(WHAT THIS TASK INVOLVES) Every line of the listing must be reproduced as it stands. Leave the images behind.

§ §

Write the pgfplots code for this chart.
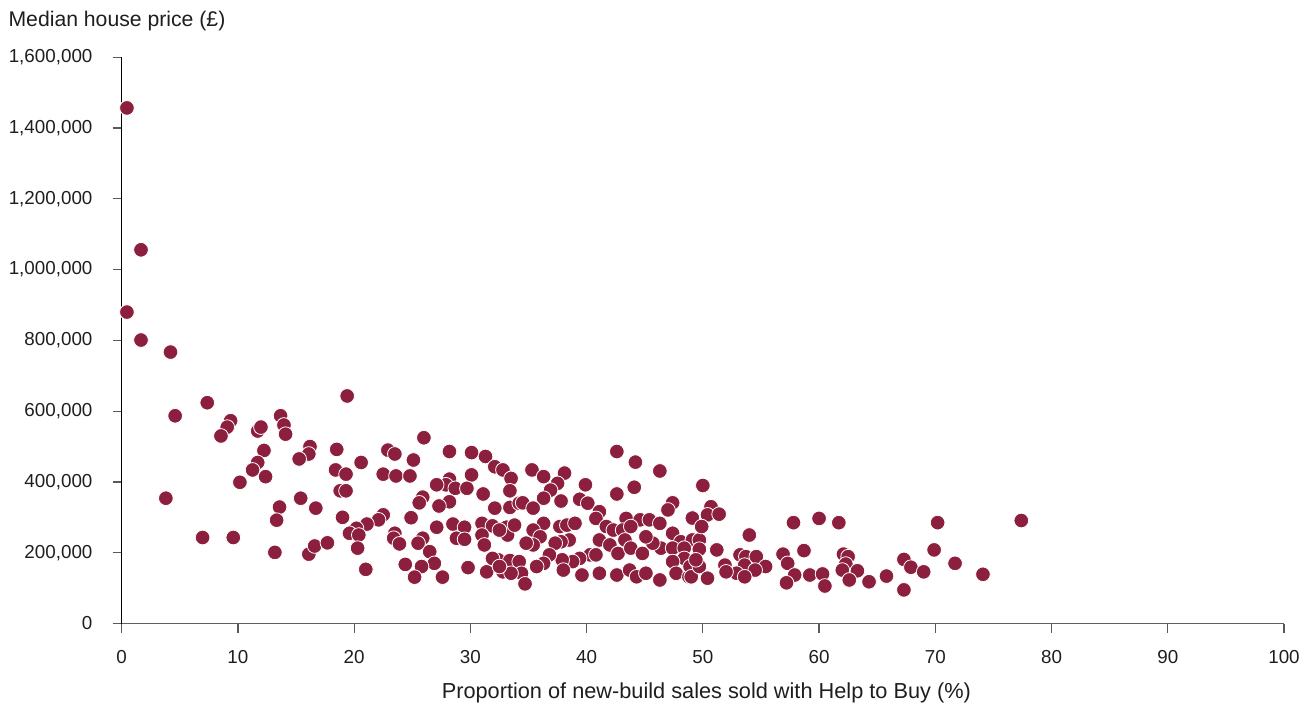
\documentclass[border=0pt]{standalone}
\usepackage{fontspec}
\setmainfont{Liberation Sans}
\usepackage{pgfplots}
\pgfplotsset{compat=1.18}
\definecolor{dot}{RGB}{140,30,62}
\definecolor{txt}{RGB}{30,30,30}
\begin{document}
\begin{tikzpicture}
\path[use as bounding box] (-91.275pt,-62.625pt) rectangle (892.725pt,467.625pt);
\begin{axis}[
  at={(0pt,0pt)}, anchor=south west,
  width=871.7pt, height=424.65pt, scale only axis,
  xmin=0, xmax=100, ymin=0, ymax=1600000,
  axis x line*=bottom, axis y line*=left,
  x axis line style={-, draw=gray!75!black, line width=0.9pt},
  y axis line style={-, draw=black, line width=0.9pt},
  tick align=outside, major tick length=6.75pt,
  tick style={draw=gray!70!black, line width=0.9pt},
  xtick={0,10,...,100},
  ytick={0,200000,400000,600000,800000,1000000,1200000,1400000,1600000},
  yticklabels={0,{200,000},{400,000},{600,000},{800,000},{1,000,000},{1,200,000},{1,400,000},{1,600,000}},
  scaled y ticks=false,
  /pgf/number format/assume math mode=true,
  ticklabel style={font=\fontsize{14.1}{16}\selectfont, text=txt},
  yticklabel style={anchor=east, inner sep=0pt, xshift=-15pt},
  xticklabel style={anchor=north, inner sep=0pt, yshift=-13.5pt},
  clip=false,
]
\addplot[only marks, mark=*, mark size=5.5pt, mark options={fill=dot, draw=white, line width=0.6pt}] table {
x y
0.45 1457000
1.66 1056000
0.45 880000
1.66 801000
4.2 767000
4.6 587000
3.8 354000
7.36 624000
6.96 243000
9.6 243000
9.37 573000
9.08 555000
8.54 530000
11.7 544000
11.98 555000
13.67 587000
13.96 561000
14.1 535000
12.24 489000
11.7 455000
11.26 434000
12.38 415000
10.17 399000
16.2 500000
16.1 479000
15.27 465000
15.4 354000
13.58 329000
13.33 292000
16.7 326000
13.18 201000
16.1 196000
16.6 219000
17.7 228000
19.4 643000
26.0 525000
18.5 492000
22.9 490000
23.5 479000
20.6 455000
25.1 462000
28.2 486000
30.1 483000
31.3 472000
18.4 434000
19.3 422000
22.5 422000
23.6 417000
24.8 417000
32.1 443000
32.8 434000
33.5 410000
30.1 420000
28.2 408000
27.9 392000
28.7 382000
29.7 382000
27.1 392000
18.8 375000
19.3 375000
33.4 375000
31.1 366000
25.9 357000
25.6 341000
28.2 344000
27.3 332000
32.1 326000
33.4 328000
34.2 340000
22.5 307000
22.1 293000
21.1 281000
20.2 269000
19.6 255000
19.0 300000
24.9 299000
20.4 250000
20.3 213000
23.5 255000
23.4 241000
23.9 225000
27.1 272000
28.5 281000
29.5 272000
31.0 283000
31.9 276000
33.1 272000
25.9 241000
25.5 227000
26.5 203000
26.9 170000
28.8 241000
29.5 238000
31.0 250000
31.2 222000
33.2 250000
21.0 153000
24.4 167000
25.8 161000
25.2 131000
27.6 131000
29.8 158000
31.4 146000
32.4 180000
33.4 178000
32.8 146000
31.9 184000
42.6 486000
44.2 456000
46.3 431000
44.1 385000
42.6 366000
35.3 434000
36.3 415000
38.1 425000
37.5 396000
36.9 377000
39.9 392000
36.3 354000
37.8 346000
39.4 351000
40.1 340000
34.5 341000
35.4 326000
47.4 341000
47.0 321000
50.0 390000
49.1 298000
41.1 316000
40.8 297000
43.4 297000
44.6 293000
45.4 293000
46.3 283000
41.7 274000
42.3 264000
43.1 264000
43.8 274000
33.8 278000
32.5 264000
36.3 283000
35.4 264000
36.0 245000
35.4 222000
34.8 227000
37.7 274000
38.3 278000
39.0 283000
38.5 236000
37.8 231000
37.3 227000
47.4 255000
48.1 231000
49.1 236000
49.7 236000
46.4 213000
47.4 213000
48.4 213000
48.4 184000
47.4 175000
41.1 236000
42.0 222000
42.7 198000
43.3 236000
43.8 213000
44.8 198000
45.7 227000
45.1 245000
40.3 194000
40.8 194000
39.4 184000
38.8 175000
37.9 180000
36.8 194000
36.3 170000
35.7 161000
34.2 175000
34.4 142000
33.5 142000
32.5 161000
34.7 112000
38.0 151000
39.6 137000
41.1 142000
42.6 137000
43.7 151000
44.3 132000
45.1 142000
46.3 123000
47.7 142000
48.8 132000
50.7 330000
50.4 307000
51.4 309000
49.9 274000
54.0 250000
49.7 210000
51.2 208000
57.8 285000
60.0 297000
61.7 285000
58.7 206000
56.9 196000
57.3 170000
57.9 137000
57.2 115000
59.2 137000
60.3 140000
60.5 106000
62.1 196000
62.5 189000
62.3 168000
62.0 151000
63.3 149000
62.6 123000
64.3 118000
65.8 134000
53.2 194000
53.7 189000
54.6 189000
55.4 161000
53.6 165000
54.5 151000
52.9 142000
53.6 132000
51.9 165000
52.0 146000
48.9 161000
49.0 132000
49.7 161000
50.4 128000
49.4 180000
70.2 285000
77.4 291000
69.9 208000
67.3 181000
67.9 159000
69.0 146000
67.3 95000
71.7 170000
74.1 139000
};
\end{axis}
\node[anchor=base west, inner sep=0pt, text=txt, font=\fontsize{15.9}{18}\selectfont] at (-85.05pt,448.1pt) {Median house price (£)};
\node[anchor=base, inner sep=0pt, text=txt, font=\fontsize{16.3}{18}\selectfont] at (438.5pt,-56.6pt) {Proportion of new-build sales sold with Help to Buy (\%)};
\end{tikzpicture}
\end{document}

§ §

(EXERCISE OUTPUT)
Write the pgfplots code for this chart.
\documentclass[border=0pt]{standalone}
\usepackage{fontspec}
\setmainfont{Liberation Sans}
\usepackage{pgfplots}
\pgfplotsset{compat=1.18}
\definecolor{dot}{RGB}{140,30,62}
\definecolor{txt}{RGB}{30,30,30}
\begin{document}
\begin{tikzpicture}
\path[use as bounding box] (-91.275pt,-62.625pt) rectangle (892.725pt,467.625pt);
\begin{axis}[
  at={(0pt,0pt)}, anchor=south west,
  width=871.7pt, height=424.65pt, scale only axis,
  xmin=0, xmax=100, ymin=0, ymax=1600000,
  axis x line*=bottom, axis y line*=left,
  x axis line style={-, draw=gray!75!black, line width=0.9pt},
  y axis line style={-, draw=black, line width=0.9pt},
  tick align=outside, major tick length=6.75pt,
  tick style={draw=gray!70!black, line width=0.9pt},
  xtick={0,10,...,100},
  ytick={0,200000,400000,600000,800000,1000000,1200000,1400000,1600000},
  yticklabels={0,{200,000},{400,000},{600,000},{800,000},{1,000,000},{1,200,000},{1,400,000},{1,600,000}},
  scaled y ticks=false,
  /pgf/number format/assume math mode=true,
  ticklabel style={font=\fontsize{14.1}{16}\selectfont, text=txt},
  yticklabel style={anchor=east, inner sep=0pt, xshift=-15pt},
  xticklabel style={anchor=north, inner sep=0pt, yshift=-13.5pt},
  clip=false,
]
\addplot[only marks, mark=*, mark size=5.5pt, mark options={fill=dot, draw=white, line width=0.6pt}] table {
x y
0.45 1457000
1.66 1056000
0.45 880000
1.66 801000
4.2 767000
4.6 587000
3.8 354000
7.36 624000
6.96 243000
9.6 243000
9.37 573000
9.08 555000
8.54 530000
11.7 544000
11.98 555000
13.67 587000
13.96 561000
14.1 535000
12.24 489000
11.7 455000
11.26 434000
12.38 415000
10.17 399000
16.2 500000
16.1 479000
15.27 465000
15.4 354000
13.58 329000
13.33 292000
16.7 326000
13.18 201000
16.1 196000
16.6 219000
17.7 228000
19.4 643000
26.0 525000
18.5 492000
22.9 490000
23.5 479000
20.6 455000
25.1 462000
28.2 486000
30.1 483000
31.3 472000
18.4 434000
19.3 422000
22.5 422000
23.6 417000
24.8 417000
32.1 443000
32.8 434000
33.5 410000
30.1 420000
28.2 408000
27.9 392000
28.7 382000
29.7 382000
27.1 392000
18.8 375000
19.3 375000
33.4 375000
31.1 366000
25.9 357000
25.6 341000
28.2 344000
27.3 332000
32.1 326000
33.4 328000
34.2 340000
22.5 307000
22.1 293000
21.1 281000
20.2 269000
19.6 255000
19.0 300000
24.9 299000
20.4 250000
20.3 213000
23.5 255000
23.4 241000
23.9 225000
27.1 272000
28.5 281000
29.5 272000
31.0 283000
31.9 276000
33.1 272000
25.9 241000
25.5 227000
26.5 203000
26.9 170000
28.8 241000
29.5 238000
31.0 250000
31.2 222000
33.2 250000
21.0 153000
24.4 167000
25.8 161000
25.2 131000
27.6 131000
29.8 158000
31.4 146000
32.4 180000
33.4 178000
32.8 146000
31.9 184000
42.6 486000
44.2 456000
46.3 431000
44.1 385000
42.6 366000
35.3 434000
36.3 415000
38.1 425000
37.5 396000
36.9 377000
39.9 392000
36.3 354000
37.8 346000
39.4 351000
40.1 340000
34.5 341000
35.4 326000
47.4 341000
47.0 321000
50.0 390000
49.1 298000
41.1 316000
40.8 297000
43.4 297000
44.6 293000
45.4 293000
46.3 283000
41.7 274000
42.3 264000
43.1 264000
43.8 274000
33.8 278000
32.5 264000
36.3 283000
35.4 264000
36.0 245000
35.4 222000
34.8 227000
37.7 274000
38.3 278000
39.0 283000
38.5 236000
37.8 231000
37.3 227000
47.4 255000
48.1 231000
49.1 236000
49.7 236000
46.4 213000
47.4 213000
48.4 213000
48.4 184000
47.4 175000
41.1 236000
42.0 222000
42.7 198000
43.3 236000
43.8 213000
44.8 198000
45.7 227000
45.1 245000
40.3 194000
40.8 194000
39.4 184000
38.8 175000
37.9 180000
36.8 194000
36.3 170000
35.7 161000
34.2 175000
34.4 142000
33.5 142000
32.5 161000
34.7 112000
38.0 151000
39.6 137000
41.1 142000
42.6 137000
43.7 151000
44.3 132000
45.1 142000
46.3 123000
47.7 142000
48.8 132000
50.7 330000
50.4 307000
51.4 309000
49.9 274000
54.0 250000
49.7 210000
51.2 208000
57.8 285000
60.0 297000
61.7 285000
58.7 206000
56.9 196000
57.3 170000
57.9 137000
57.2 115000
59.2 137000
60.3 140000
60.5 106000
62.1 196000
62.5 189000
62.3 168000
62.0 151000
63.3 149000
62.6 123000
64.3 118000
65.8 134000
53.2 194000
53.7 189000
54.6 189000
55.4 161000
53.6 165000
54.5 151000
52.9 142000
53.6 132000
51.9 165000
52.0 146000
48.9 161000
49.0 132000
49.7 161000
50.4 128000
49.4 180000
70.2 285000
77.4 291000
69.9 208000
67.3 181000
67.9 159000
69.0 146000
67.3 95000
71.7 170000
74.1 139000
};
\end{axis}
\node[anchor=base west, inner sep=0pt, text=txt, font=\fontsize{15.9}{18}\selectfont] at (-85.05pt,448.1pt) {Median house price (£)};
\node[anchor=base, inner sep=0pt, text=txt, font=\fontsize{16.3}{18}\selectfont] at (438.5pt,-56.6pt) {Proportion of new-build sales sold with Help to Buy (\%)};
\end{tikzpicture}
\end{document}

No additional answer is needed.